Fast Fashion Meets Made To Measure; CALA Breaks ‘One Size Fits All’
CALA is the brand new ecommerce platform that’s breaking the mold in the fashion industry, becoming both the designer’s, and the consumer’s dream. Bridging the gap between fast fashion and high end, they pride themselves on bringing you unique, high-quality, made to order pieces in just 10 days – even Zara takes 14 days from concept to store – while designers and influencers are able to bring their collections to life, minus any of the overhead.
These made-to-measure garments that are manufactured and distributed out of LA are produced as a result of a body scanning software from Germany, that custom fits clothing to within two millimetres of your entire body. Less than two seconds in the scanning booth and you have your profile saved on the site, ready to shop any perfectly-fitting item from anywhere, at any time. The sizing booths will soon be popping up in various cities across the U.S. and later, Europe; If your city isn’t on the calendar, they’re taking requests for where to go next.
CALA’s San Francisco-based Founder, Andrew Wyatt saw an opportunity to leverage his tech and operations background to create a brand that provides double value; high-quality, great-fitting garments in a short time-frame for consumers, while taking care of the back end for the designers so they can have free reign to focus on conceptualising the collection.
What you get out of it is one of a kind pieces, made only for your body, for a fraction of the cost of haute couture or custom clothing. Each month a new collection is curated by top designers and tastemakers enabling them to respond quickly to new trends while whetting the consumer’s appetite in this “see now-buy-now” world.
The debut C-1 collection that was inspired by the rich Icelandic landscape, ranges from $395-$1095 for tailored silk shirts and satin bombers in deep jewel tones, a seasonless black dress, and cigarette pants. Simple yet luxurious and sophisticated, there’s something for everyone even in the smallest of collections.
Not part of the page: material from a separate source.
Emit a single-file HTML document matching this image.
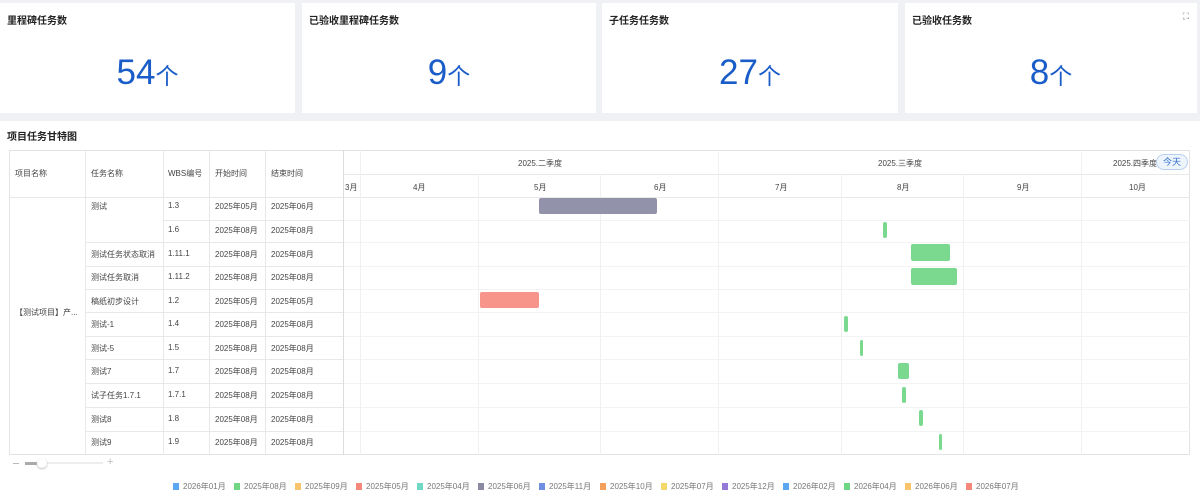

“The clothes are designed with the ability to fit well in mind” says Wyatt. No more buying multiple sizes when shopping online to find a somewhat good match. The 3D technology removes any room for sizing inconsistencies while also eliminating inventory waste. A cropped biker jacket for example, “is meant to fit the body at a certain height, which leaves little room for consumer’s preference on size and fit.” This makes it very difficult for the consumer to be unimpressed with the fit or look of the piece.